The Knox Trilogy is a fictional biography of the fiery reformer, John Knox, set during the 16th century Scottish Reformation. Prizes and awards include the Martha Hamilton Prize for Creative Writing from Edinburgh University and Writer of the Year 2011 awarded by Tyne & Esk Writers. She is a member of the Historical Writers’ Association (HWA), the Historical Novel Society (HNS) and the Society of Authors (SoA).
The Second Blast of the Trumpet
John Knox Book 2. 1549. Freed from the galleys, the Scottish Reformer John Knox continues his mission as God’s messenger to strike at the roots of papistry. A prophet without honor in his own land, he is welcomed as a chaplain by Edward VI in England.
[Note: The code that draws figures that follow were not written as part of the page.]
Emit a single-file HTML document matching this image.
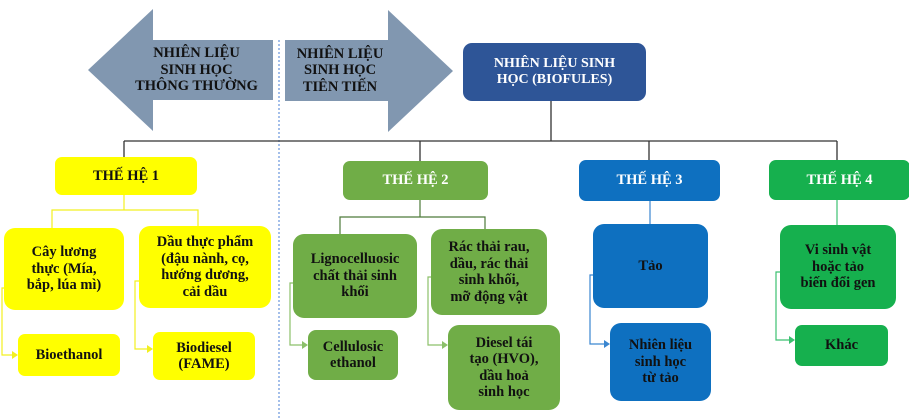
<!DOCTYPE html>
<html><head><meta charset="utf-8"><style>
body{margin:0;width:909px;height:418px;background:#fff;overflow:hidden;position:relative;font-family:"Liberation Serif","Noto Serif CJK SC",serif;font-weight:bold}
.b{position:absolute;display:flex;align-items:center;justify-content:center;text-align:center;box-sizing:border-box;border-radius:11px;font-size:14.5px;line-height:16.5px}
.y{background:#FFFF00;color:#111}
.g{background:#70AD47;color:#111}
.bl{background:#0E70C0;color:#111}
.gg{background:#16B04E;color:#111}
.w{color:#fff}
svg{position:absolute;left:0;top:0}
</style></head><body>
<svg width="909" height="418">
<polygon points="88,70 153,9 153,40 273,40 273,100 153,100 153,131" fill="#8197B0"/>
<polygon points="285,40 388,40 388,10 453,71 388,132 388,101 285,101" fill="#8197B0"/>
<line x1="279" y1="40" x2="279" y2="418" stroke="#4a7fd6" stroke-width="1" stroke-dasharray="2,2"/>
<g stroke="#333" stroke-width="1.3" fill="none">
<line x1="551" y1="101" x2="551" y2="141"/>
<line x1="124" y1="141" x2="837" y2="141"/>
<line x1="124" y1="141" x2="124" y2="157"/>
<line x1="420" y1="141" x2="420" y2="161"/>
<line x1="649" y1="141" x2="649" y2="160"/>
<line x1="837" y1="141" x2="837" y2="160"/>
</g>
<g stroke="#f2f020" stroke-width="1.2" fill="none">
<polyline points="124,195 124,210"/>
<polyline points="52,228 52,210 198,210 198,226"/>
<polyline points="4,288 2,288 2,355 14,355"/>
<polyline points="139,281 135,281 135,349 149,349"/>
</g>
<polygon points="18,355 12,351 12,359" fill="#f2f020"/>
<polygon points="153,349 147,345 147,353" fill="#f2f020"/>
<g stroke="#4e7a3a" stroke-width="1.2" fill="none">
<polyline points="420,200 420,217"/>
<polyline points="340,234 340,217 485,217 485,229"/>
</g>
<g stroke="#8cc06a" stroke-width="1.2" fill="none">
<polyline points="293,283 290,283 290,345 304,345"/>
<polyline points="431,277 428,277 428,345 444,345"/>
</g>
<polygon points="308,345 302,341 302,349" fill="#8cc06a"/>
<polygon points="448,345 442,341 442,349" fill="#8cc06a"/>
<g stroke="#3a86d0" stroke-width="1.2" fill="none">
<polyline points="650,201 650,224"/>
<polyline points="593,275 590,275 590,344 606,344"/>
</g>
<polygon points="610,344 604,340 604,348" fill="#3a86d0"/>
<g stroke="#3cc070" stroke-width="1.2" fill="none">
<polyline points="837,200 837,225"/>
<polyline points="780,272 776,272 776,340 791,340"/>
</g>
<polygon points="795,340 789,336 789,344" fill="#3cc070"/>
</svg>
<div class="b" style="left:120px;top:40px;width:153px;height:60px;color:#111;font-size:14.5px">NHIÊN LIỆU<br>SINH HỌC<br>THÔNG THƯỜNG</div>
<div class="b" style="left:290px;top:40px;width:100px;height:61px;color:#111;font-size:14.5px">NHIÊN LIỆU<br>SINH HỌC<br>TIÊN TIẾN</div>
<div class="b w" style="left:463px;top:43px;width:183px;height:58px;background:#2E5597;font-size:14px;border-radius:9px">NHIÊN LIỆU SINH<br>HỌC (BIOFULES)</div>
<div class="b y" style="left:55px;top:157px;width:142px;height:38px;border-radius:7px">THẾ HỆ 1</div>
<div class="b g w" style="left:343px;top:161px;width:145px;height:39px;border-radius:7px">THẾ HỆ 2</div>
<div class="b bl w" style="left:579px;top:160px;width:141px;height:41px;border-radius:7px">THẾ HỆ 3</div>
<div class="b gg w" style="left:769px;top:160px;width:141px;height:40px;border-radius:7px">THẾ HỆ 4</div>
<div class="b y" style="left:4px;top:228px;width:120px;height:82px">Cây lương<br>thực (Mía,<br>bắp, lúa mì)</div>
<div class="b y" style="left:139px;top:226px;width:132px;height:82px">Dầu thực phẩm<br>(đậu nành, cọ,<br>hướng dương,<br>cải dầu</div>
<div class="b y" style="left:18px;top:334px;width:102px;height:42px;border-radius:7px">Bioethanol</div>
<div class="b y" style="left:153px;top:332px;width:102px;height:48px;border-radius:7px">Biodiesel<br>(FAME)</div>
<div class="b g" style="left:293px;top:234px;width:124px;height:84px">Lignocelluosic<br>chất thải sinh<br>khối</div>
<div class="b g" style="left:431px;top:229px;width:116px;height:86px">Rác thải rau,<br>dầu, rác thải<br>sinh khối,<br>mỡ động vật</div>
<div class="b g" style="left:308px;top:330px;width:90px;height:50px;border-radius:8px">Cellulosic<br>ethanol</div>
<div class="b g" style="left:448px;top:325px;width:112px;height:85px">Diesel tái<br>tạo (HVO),<br>dầu hoả<br>sinh học</div>
<div class="b bl" style="left:593px;top:224px;width:115px;height:84px">Tảo</div>
<div class="b bl" style="left:610px;top:323px;width:101px;height:78px">Nhiên liệu<br>sinh học<br>từ tảo</div>
<div class="b gg" style="left:780px;top:225px;width:116px;height:84px">Vi sinh vật<br>hoặc tảo<br>biến đổi gen</div>
<div class="b gg" style="left:795px;top:325px;width:93px;height:41px;border-radius:7px">Khác</div>
</body></html>
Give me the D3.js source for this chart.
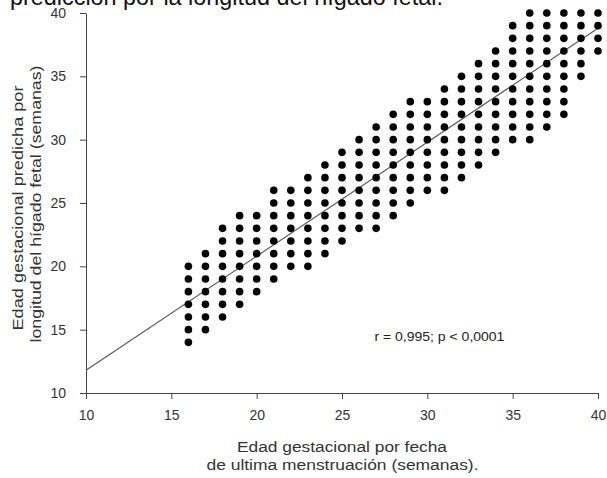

But by challenging the liturgy of the English Protestant Church, he makes dangerous enemies, and with Edward’s untimely death and the accession of the Catholic Mary Tudor, Knox is forced to flee persecution. Despite the ever-present peril of capture, Knox crisscrosses Europe to ask the leading Reformation scholars his burning question – whether it is lawful to depose an ungodly monarch. While no answer is forthcoming, his plea has not gone unheeded. Someone is willing to commit regicide in his name.
When Protestant Elizabeth I succeeds to the throne, Knox hopes to return with his young wife and family and resume his mission in England. However, while the charismatic preacher may have attracted a flock of female admirers, his polemical tract, The First Blast of the Trumpet against the Monstrous Regiment of Women, has antagonized Queen Elizabeth.
Will Knox find a welcome in Scotland where the Lords of the Congregation are plotting revolution in the name of religion? Where his godmother, Elisabeth Hepburn, and Mary of Guise, are striving to stem the rising tide of reform and keep the throne for Mary Queen of Scots? And will the secret assassin achieve his aim?
The First Blast of the Trumpet
John Knox Book 1. Hailes Castle, 1511. Midnight on a doom-laden Halloween and Elisabeth Hepburn, feisty daughter of the Earl of Bothwell, makes a wish to wed her lover, the poet David Lindsay. But her uncle has other plans. To safeguard the interests of the Hepburn family, she is to become a nun and succeed her aunt as Prioress of St. Mary’s Abbey, Haddington. However, plunged into the political maelstrom and religious turmoil of the early Scottish Reformation, Hepburn’s life there is hardly one of quiet contemplation. Strong-willed and independent, she clashes with those who question her unorthodox regime at St. Mary’s, including Cardinal David Beaton and her rival, Sister Maryoth Hay. But her greatest struggle is against her godson, John Knox. Witnessing his rejection of the Roman Catholic Church, aided by David Lindsay, she despairs that the sins of her past may have contributed to his present disenchantment.